Please set down all the lines beneath this one exactly, without the pictures.
▼
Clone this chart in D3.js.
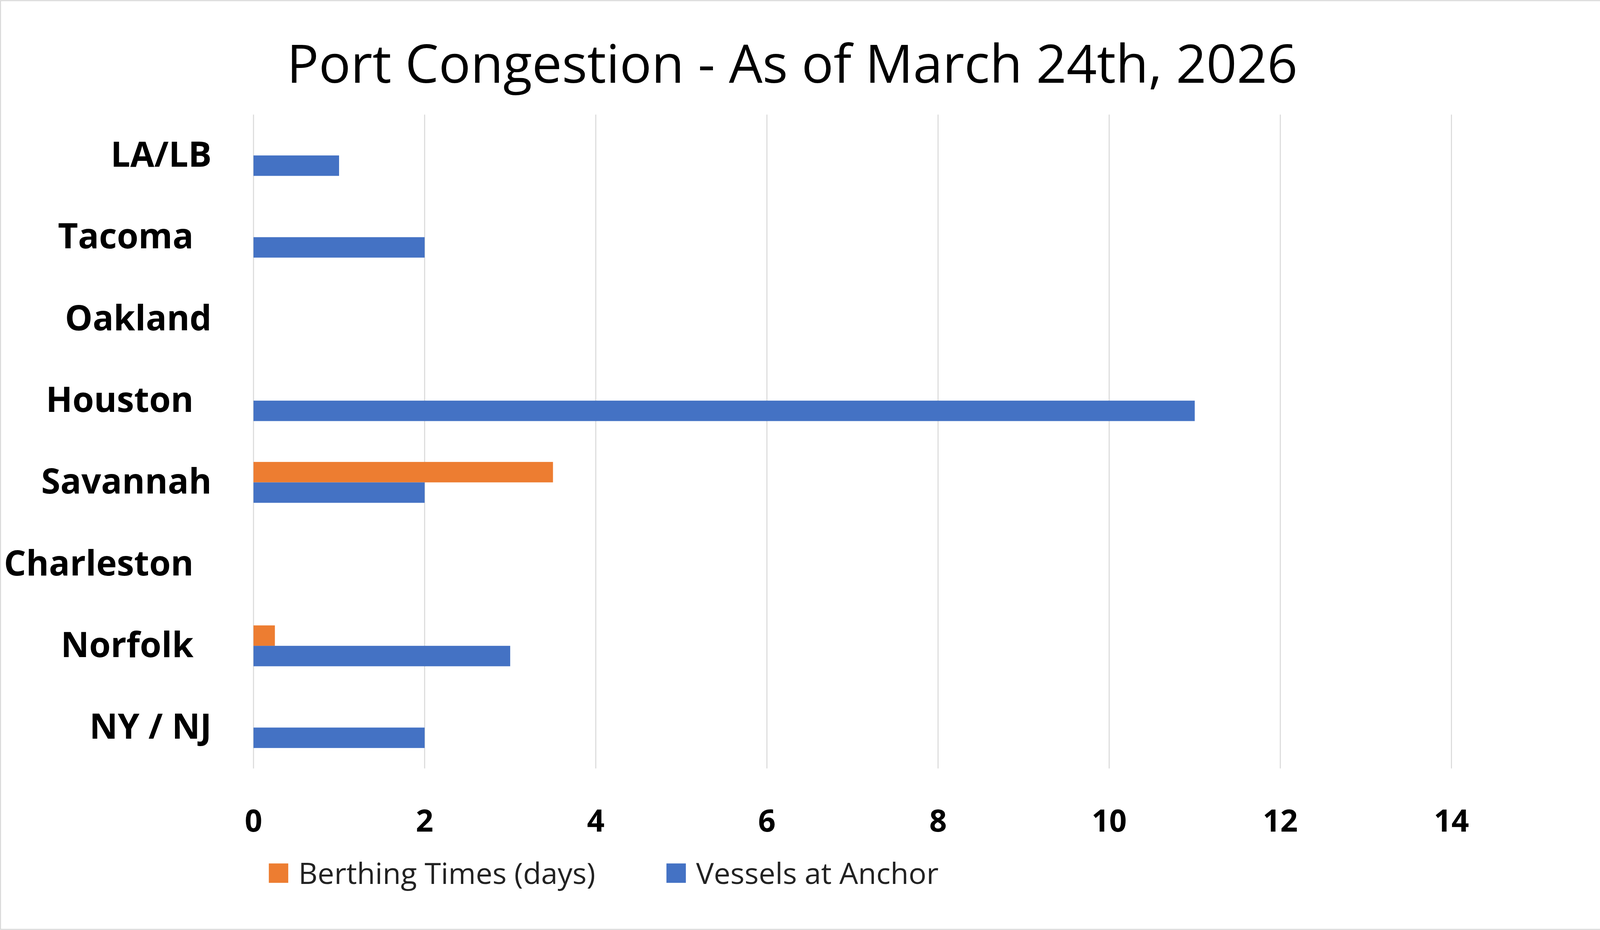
<!DOCTYPE html>
<html><head><meta charset="utf-8">
<script src="https://cdn.jsdelivr.net/npm/d3@7"></script>
<style>body{margin:0;background:#fff}</style></head>
<body><svg id="c"></svg>
<script>
const title = "Port Congestion - As of March 24th, 2026";
const categories = ["LA/LB","Tacoma ","Oakland","Houston ","Savannah","Charleston ","Norfolk ","NY / NJ"];
const berthing = [0,0,0,0,3.5,0,0.25,0];
const vessels = [1,2,0,11,2,0,3,2];
const ticks = [0,2,4,6,8,10,12,14];
const seriesNames = ["Berthing Times (days)","Vessels at Anchor"];
const colors = ["#ED7D31","#4472C4"];

const W=1568,H=910;
const svg=d3.select("#c").attr("width",4103).attr("height",2382).attr("viewBox",`0 0 ${W} ${H}`);
svg.append("rect").attr("x",0.5).attr("y",0.5).attr("width",W-1).attr("height",H-1).attr("fill","#fff").attr("stroke","#d9d9d9");
const font="'Open Sans', 'Noto Sans', sans-serif";
svg.append("text").attr("x",775).attr("y",81).attr("text-anchor","middle").attr("font-family",font).attr("font-size",52).attr("fill","#000").text(title);

const x=d3.scaleLinear().domain([0,14]).range([248,1420]);
const y=d3.scaleBand().domain(categories).range([112,752]);
svg.append("g").selectAll("line").data(ticks).join("line")
 .attr("x1",d=>x(d)).attr("x2",d=>x(d)).attr("y1",112).attr("y2",752)
 .attr("stroke","#d9d9d9").attr("stroke-width",1);
const bh=20;
svg.append("g").selectAll("rect").data(categories).join("rect")
 .attr("x",x(0)).attr("y",d=>y(d)+y.bandwidth()/2-bh)
 .attr("width",(d,i)=>x(berthing[i])-x(0)).attr("height",bh).attr("fill",colors[0]);
svg.append("g").selectAll("rect").data(categories).join("rect")
 .attr("x",x(0)).attr("y",d=>y(d)+y.bandwidth()/2)
 .attr("width",(d,i)=>x(vessels[i])-x(0)).attr("height",bh).attr("fill",colors[1]);
svg.append("g").selectAll("text").data(categories).join("text")
 .attr("x",207).attr("y",d=>y(d)+y.bandwidth()/2+11).attr("text-anchor","end")
 .attr("font-family",font).attr("font-weight","bold").attr("font-size",34)
 .style("white-space","pre").attr("xml:space","preserve").text(d=>d.replace(/ $/,"\u00a0\u00a0"));
svg.append("g").selectAll("text").data(ticks).join("text")
 .attr("x",d=>x(d)).attr("y",814).attr("text-anchor","middle")
 .attr("font-family",font).attr("font-weight","bold").attr("font-size",30).text(d=>d);
const lx=[263,652];
seriesNames.forEach((n,i)=>{
 svg.append("rect").attr("x",lx[i]).attr("y",845).attr("width",19).attr("height",19).attr("fill",colors[i]);
 svg.append("text").attr("x",lx[i]+29).attr("y",865).attr("font-family",font).attr("font-size",29).attr("fill","#222").text(n);
});
</script></body></html>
▲
#### WORKED SOLUTION
Clone this chart in D3.js.
<!DOCTYPE html>
<html><head><meta charset="utf-8">
<script src="https://cdn.jsdelivr.net/npm/d3@7"></script>
<style>body{margin:0;background:#fff}</style></head>
<body><svg id="c"></svg>
<script>
const title = "Port Congestion - As of March 24th, 2026";
const categories = ["LA/LB","Tacoma ","Oakland","Houston ","Savannah","Charleston ","Norfolk ","NY / NJ"];
const berthing = [0,0,0,0,3.5,0,0.25,0];
const vessels = [1,2,0,11,2,0,3,2];
const ticks = [0,2,4,6,8,10,12,14];
const seriesNames = ["Berthing Times (days)","Vessels at Anchor"];
const colors = ["#ED7D31","#4472C4"];

const W=1568,H=910;
const svg=d3.select("#c").attr("width",4103).attr("height",2382).attr("viewBox",`0 0 ${W} ${H}`);
svg.append("rect").attr("x",0.5).attr("y",0.5).attr("width",W-1).attr("height",H-1).attr("fill","#fff").attr("stroke","#d9d9d9");
const font="'Open Sans', 'Noto Sans', sans-serif";
svg.append("text").attr("x",775).attr("y",81).attr("text-anchor","middle").attr("font-family",font).attr("font-size",52).attr("fill","#000").text(title);

const x=d3.scaleLinear().domain([0,14]).range([248,1420]);
const y=d3.scaleBand().domain(categories).range([112,752]);
svg.append("g").selectAll("line").data(ticks).join("line")
 .attr("x1",d=>x(d)).attr("x2",d=>x(d)).attr("y1",112).attr("y2",752)
 .attr("stroke","#d9d9d9").attr("stroke-width",1);
const bh=20;
svg.append("g").selectAll("rect").data(categories).join("rect")
 .attr("x",x(0)).attr("y",d=>y(d)+y.bandwidth()/2-bh)
 .attr("width",(d,i)=>x(berthing[i])-x(0)).attr("height",bh).attr("fill",colors[0]);
svg.append("g").selectAll("rect").data(categories).join("rect")
 .attr("x",x(0)).attr("y",d=>y(d)+y.bandwidth()/2)
 .attr("width",(d,i)=>x(vessels[i])-x(0)).attr("height",bh).attr("fill",colors[1]);
svg.append("g").selectAll("text").data(categories).join("text")
 .attr("x",207).attr("y",d=>y(d)+y.bandwidth()/2+11).attr("text-anchor","end")
 .attr("font-family",font).attr("font-weight","bold").attr("font-size",34)
 .style("white-space","pre").attr("xml:space","preserve").text(d=>d.replace(/ $/,"\u00a0\u00a0"));
svg.append("g").selectAll("text").data(ticks).join("text")
 .attr("x",d=>x(d)).attr("y",814).attr("text-anchor","middle")
 .attr("font-family",font).attr("font-weight","bold").attr("font-size",30).text(d=>d);
const lx=[263,652];
seriesNames.forEach((n,i)=>{
 svg.append("rect").attr("x",lx[i]).attr("y",845).attr("width",19).attr("height",19).attr("fill",colors[i]);
 svg.append("text").attr("x",lx[i]+29).attr("y",865).attr("font-family",font).attr("font-size",29).attr("fill","#222").text(n);
});
</script></body></html>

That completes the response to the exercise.